The Trump administration should reverse its decision at once.
iran map

The New York Times reports on the 100 Iranian Christians and other religious minorities who were denied asylum by the Trump administration earlier this year:

They sold their homes and possessions, quit their jobs, and left their country — they thought for good. The Iranians, mainly members of their nation’s Christian minorities, were bound for a new life in America after what should have been a brief sojourn in Austria for visa processing.

But more than a year later, some 100 of them remain stranded in Vienna, their savings drained, their lives in limbo and the promise of America dead.

Even as the Trump administration continued to pledge help to religious minorities in the Middle East, many of whom face persecution, the United States denied their applications for refugee status in recent weeks.

There is no good reason why these people have been turned away, and it is deplorable that they are being shunned at such a late stage in the process. Persecuted religious minorities should be welcome in the U.S. when they request asylum, and our government certainly shouldn’t pull the rug out from underneath people when they have been encouraged to come and have nowhere else to go. It would be especially dangerous for these people to return to Iran now, but unless some other government steps up and does what the U.S. should have already done that is where they will have to go.

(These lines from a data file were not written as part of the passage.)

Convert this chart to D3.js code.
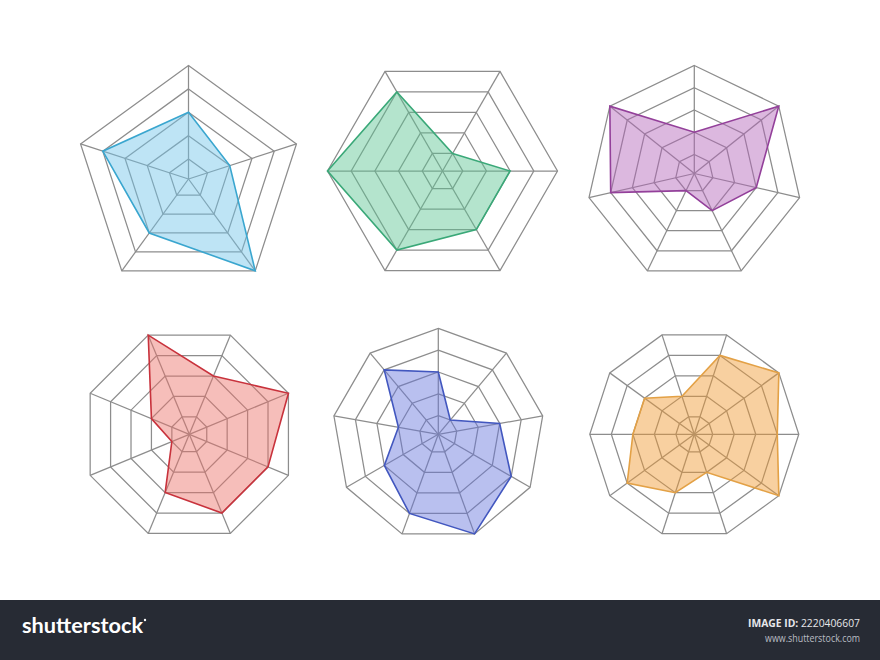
<!DOCTYPE html>
<html>
<head>
<meta charset="utf-8">
<script src="https://cdn.jsdelivr.net/npm/d3@7"></script>
<style>
  html, body { margin: 0; padding: 0; background: #ffffff; }
  #chart { width: 880px; height: 660px; }
</style>
</head>
<body>
<div id="chart"></div>
<script>
// ring levels shared by every radar
const levels = [1, 2, 3, 4, 5];

// values per axis, clockwise from the first axis
const pentagonValues = [3, 2, 5, 3, 4];
const hexagonValues = [1, 3, 3, 4, 5, 4];
const heptagonValues = [2, 5, 3, 2, 1, 4, 5];
const octagonValues = [3, 5, 4, 4, 3, 1, 2, 5];
const nonagonValues = [3, 1, 3, 4, 5, 4, 3, 2, 4];
const decagonValues = [4, 5, 4, 5, 2, 3, 4, 3, 3, 2];

const footerLogo = "shutterstock";
const footerIdLabel = "IMAGE ID:";
const footerId = "2220406607";
const footerUrl = "www.shutterstock.com";

const width = 880;
const height = 660;

const charts = [
  { values: pentagonValues, cx: 188.5, cy: 179, r: 113.5, fill: "#72c4e9", stroke: "#3aa6cf" },
  { values: hexagonValues, cx: 442.5, cy: 171, r: 115, fill: "#5cc492", stroke: "#3aa878" },
  { values: heptagonValues, cx: 694.3, cy: 173.5, r: 108, fill: "#b365b9", stroke: "#93409a" },
  { values: octagonValues, cx: 189.3, cy: 434.3, r: 107.3, fill: "#eb7269", stroke: "#c8323c" },
  { values: nonagonValues, cx: 438.3, cy: 434.3, r: 106, fill: "#6776dd", stroke: "#4257bf" },
  { values: decagonValues, cx: 694.3, cy: 434.3, r: 104.5, fill: "#f09931", stroke: "#e3a146" }
];

const svg = d3.select("#chart")
  .append("svg")
  .attr("width", width)
  .attr("height", height)
  .attr("viewBox", `0 0 ${width} ${height}`);

svg.append("rect")
  .attr("width", width)
  .attr("height", height)
  .attr("fill", "#ffffff");

charts.forEach((c) => {
  const n = c.values.length;
  // even polygons sit flat on top, odd ones have a vertex at 12 o'clock
  const start = n % 2 === 0 ? Math.PI / n : 0;
  const indices = d3.range(n);

  const angle = d3.scaleLinear()
    .domain([0, n])
    .range([start, start + 2 * Math.PI]);

  const radius = d3.scaleLinear()
    .domain([0, d3.max(levels)])
    .range([-c.r * 0.03, c.r]);

  const ring = d3.lineRadial()
    .curve(d3.curveLinearClosed);

  const g = svg.append("g")
    .attr("transform", `translate(${c.cx},${c.cy})`);

  // grid rings
  g.selectAll("path.ring")
    .data(levels)
    .enter()
    .append("path")
    .attr("class", "ring")
    .attr("d", (lv) => ring(indices.map((i) => [angle(i), radius(lv)])))
    .attr("fill", "none")
    .attr("stroke", "#8d8d8d")
    .attr("stroke-width", 1.25);

  // spokes
  g.selectAll("line.spoke")
    .data(indices)
    .enter()
    .append("line")
    .attr("class", "spoke")
    .attr("x1", 0)
    .attr("y1", 0)
    .attr("x2", (i) => radius(d3.max(levels)) * Math.sin(angle(i)))
    .attr("y2", (i) => -radius(d3.max(levels)) * Math.cos(angle(i)))
    .attr("stroke", "#8d8d8d")
    .attr("stroke-width", 1.25);

  // data area
  g.append("path")
    .datum(c.values)
    .attr("d", (vals) => ring(vals.map((v, i) => [angle(i), radius(v)])))
    .attr("fill", c.fill)
    .attr("fill-opacity", 0.46)
    .attr("stroke", c.stroke)
    .attr("stroke-width", 1.6)
    .attr("stroke-linejoin", "miter");
});

// footer bar
const footer = svg.append("g");

footer.append("rect")
  .attr("x", 0)
  .attr("y", 600)
  .attr("width", width)
  .attr("height", 60)
  .attr("fill", "#272b34");

footer.append("text")
  .attr("x", 22)
  .attr("y", 633)
  .attr("fill", "#ffffff")
  .attr("font-family", "Lato, 'Open Sans', sans-serif")
  .attr("font-weight", 700)
  .attr("font-size", 21)
  .attr("textLength", 121)
  .attr("lengthAdjust", "spacingAndGlyphs")
  .text(footerLogo);

footer.append("circle")
  .attr("cx", 145)
  .attr("cy", 620)
  .attr("r", 1.2)
  .attr("fill", "#ffffff");

const idText = footer.append("text")
  .attr("x", 860)
  .attr("y", 627)
  .attr("text-anchor", "end")
  .attr("fill", "#e6e7ea")
  .attr("font-family", "'Open Sans', sans-serif")
  .attr("font-size", 11)
  .attr("textLength", 112)
  .attr("lengthAdjust", "spacingAndGlyphs");

idText.append("tspan")
  .attr("font-weight", 700)
  .text(footerIdLabel + " ");

idText.append("tspan")
  .text(footerId);

footer.append("text")
  .attr("x", 860)
  .attr("y", 642)
  .attr("text-anchor", "end")
  .attr("fill", "#b9bcc3")
  .attr("font-family", "'Open Sans', sans-serif")
  .attr("font-size", 10.5)
  .attr("textLength", 95)
  .attr("lengthAdjust", "spacingAndGlyphs")
  .text(footerUrl);
</script>
</body>
</html>
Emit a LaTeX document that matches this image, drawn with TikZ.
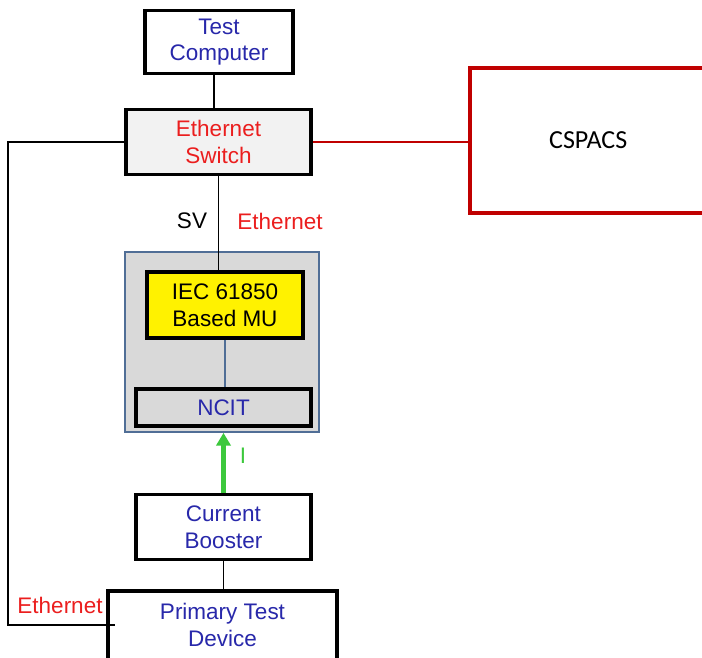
\documentclass[tikz,border=0pt]{standalone}
\usepackage{fontspec}
\setmainfont{Liberation Sans}
\newfontfamily\calibri{Carlito}
\usepackage{tikz}
\usetikzlibrary{arrows.meta, calc}
\definecolor{textblue}{RGB}{40, 40, 170}
\definecolor{textred}{RGB}{235, 30, 30}
\definecolor{darkred}{RGB}{192, 0, 0}
\definecolor{groupblue}{RGB}{80, 110, 150}
\definecolor{currentgreen}{RGB}{60, 200, 60}

\begin{document}
\begin{tikzpicture}[x=0.025cm, y=-0.025cm,
    every node/.style={font=\fontsize{16}{19}\selectfont, align=center},
    unit/.style={draw, line width=2.8pt, fill=white, inner sep=0pt},
    wire/.style={line width=1.1pt}]
    \useasboundingbox (0,0) rectangle (702,657);

    % Main units
    \node[unit, text=textblue, minimum width=3.7cm, minimum height=1.575cm] (tc) at (219,42) {Test\\Computer};
    \node[unit, fill=black!5, text=textred, minimum width=4.625cm, minimum height=1.625cm] (sw) at (218.5,142) {Ethernet\\Switch};
    \node[draw=darkred, line width=2.8pt, minimum width=6.05cm, minimum height=3.625cm, font=\calibri\fontsize{18.5}{22}\selectfont] (cspacs) at (591,140.5) {\hspace*{-4pt}CSPACS};

    % Merging unit group
    \node[draw=groupblue, line width=1.2pt, fill=black!15, minimum width=4.85cm, minimum height=4.5cm] (grp) at (222,342) {};
    \node[unit, fill=yellow, minimum width=3.9cm, minimum height=1.65cm] (mu) at (225,305) {IEC 61850\\Based MU};
    \node[unit, fill=black!15, text=textblue, minimum width=4.375cm, minimum height=0.925cm] (ncit) at (223.5,407.5) {NCIT};

    % Source side
    \node[unit, text=textblue, minimum width=4.375cm, minimum height=1.625cm] (cb) at (223.5,527) {Current\\Booster};
    \node[unit, text=textblue, minimum width=5.725cm, minimum height=1.85cm] (ptd) at (222.5,628) {\raisebox{2pt}{\begin{tabular}{@{}c@{}}Primary Test\\Device\end{tabular}}};

    % Connections
    \coordinate (tcout) at ($(tc.south)+(-5,0)$);
    \draw[wire] (tcout) -- (tcout |- sw.north);
    \draw[wire] (sw.south) -- (sw.south |- mu.north);
    \draw[line width=2pt, darkred] (sw.east) -- (sw.east -| cspacs.west);
    \draw[line width=0.8pt, groupblue] (mu.south) -- (mu.south |- ncit.north);
    \draw[wire] (cb.south) -- (cb.south |- ptd.north);
    \coordinate (ptdin) at (115,625);
    \draw[wire] (sw.west) -| (8,625) -- (ptdin);
    \draw[line width=3pt, currentgreen, -{Triangle[length=9pt, width=10pt]}] (cb.north) -- (cb.north |- grp.south);

    % Labels
    \node (sv) at (192,221) {SV};
    \node[text=textred] (ethsv) at (280,221) {Ethernet};
    \node[text=currentgreen] (cur) at (243,456) {I};
    \node[text=textred] (ethptd) at (60,605) {Ethernet};
\end{tikzpicture}
\end{document}
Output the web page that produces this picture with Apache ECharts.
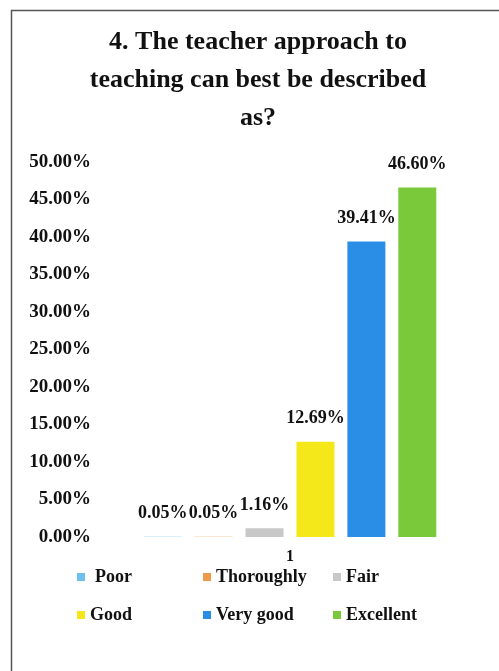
<!DOCTYPE html>
<html>
<head>
<meta charset="utf-8">
<title>Teacher approach</title>
<script src="https://cdn.jsdelivr.net/npm/echarts@6/dist/echarts.min.js"></script>
<style>
  html, body { margin: 0; padding: 0; background: #fff; }
  #chart { width: 499px; height: 671px; }
</style>
</head>
<body>
<div id="chart"></div>
<script>
var categories = ['1'];
var seriesNames = ['Poor', 'Thoroughly', 'Fair', 'Good', 'Very good', 'Excellent'];
var seriesValues = [0.05, 0.05, 1.16, 12.69, 39.41, 46.60];
var seriesColors = ['#6cc0ee', '#ec9a4a', '#c8c8c8', '#f5e81a', '#2a8ee6', '#7ac93a'];
var yTicks = [0, 5, 10, 15, 20, 25, 30, 35, 40, 45, 50];
var titleText = '4. The teacher approach to\nteaching can best be described\nas?';

var chartDom = document.getElementById('chart');
var myChart = echarts.init(chartDom);

var font = 'Liberation Serif';

var series = seriesNames.map(function (name, i) {
  return {
    name: name,
    type: 'bar',
    barWidth: 38,
    barGap: '34%',
    itemStyle: { color: seriesColors[i] },
    data: [seriesValues[i]],
    label: {
      show: true,
      position: 'top',
      distance: 14,
      fontFamily: font,
      fontWeight: 'bold',
      fontSize: 18,
      color: '#111',
      formatter: function (p) { return p.value.toFixed(2) + '%'; }
    }
  };
});

// legend laid out as a 3 x 2 grid, one legend per cell
var legendCols = [77, 203, 333];
var legendRows = [568, 606];
var legends = seriesNames.map(function (name, i) {
  return {
    data: [name],
    left: legendCols[i % 3],
    top: legendRows[Math.floor(i / 3)],
    padding: 0,
    icon: 'rect',
    itemWidth: 8,
    itemHeight: 8,
    textStyle: {
      fontFamily: font,
      fontWeight: 'bold',
      fontSize: 18,
      color: '#111',
      padding: [0, 0, 0, i === 0 ? 5 : 0]
    }
  };
});

var option = {
  backgroundColor: '#fff',
  animation: false,
  graphic: [
    {
      type: 'rect',
      shape: { x: 11.5, y: 10.5, width: 600, height: 800 },
      style: { fill: 'none', stroke: '#555', lineWidth: 1.5 },
      silent: true
    },
    {
      // title, centred inside the bordered box rather than the page
      type: 'text',
      x: 258,
      y: 23,
      silent: true,
      style: {
        text: titleText,
        align: 'center',
        verticalAlign: 'top',
        fontFamily: font,
        fontWeight: 'bold',
        fontSize: 26,
        lineHeight: 38,
        fill: '#111'
      }
    }
  ],
  legend: legends,
  grid: { left: 100, right: 19, top: 162, bottom: 134, containLabel: false },
  xAxis: {
    type: 'category',
    data: categories,
    axisLine: { show: false },
    axisTick: { show: false },
    axisLabel: {
      margin: 12,
      fontFamily: font,
      fontWeight: 'bold',
      fontSize: 16,
      color: '#111'
    }
  },
  yAxis: {
    type: 'value',
    min: yTicks[0],
    max: yTicks[yTicks.length - 1],
    interval: yTicks[1] - yTicks[0],
    splitLine: { show: false },
    axisLine: { show: false },
    axisTick: { show: false },
    axisLabel: {
      margin: 9,
      fontFamily: font,
      fontWeight: 'bold',
      fontSize: 19,
      color: '#111',
      formatter: function (v) { return v.toFixed(2) + '%'; }
    }
  },
  series: series
};

option && myChart.setOption(option);
</script>
</body>
</html>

Most of the Iranians that the Trump administration has left stranded in Vienna have been sponsored by their relatives here in the U.S.:

The Iranians applied to resettle in the United States under guidelines set by a 1989 law known as the Lautenberg Amendment, which offers safe haven to persecuted religious minorities. In the group are ethnic Armenian and Assyrian Christians, Mandeans, and Zoroastrians, most of whom have relatives in the United States who sponsored them.

It makes no sense to reject their request for asylum. These people were already vetted before traveling to Vienna, and they have been waiting a very long time for their applications to be processed. Denying their request for asylum after all this time is cruel and inexcusable. The Trump administration should reverse its decision at once.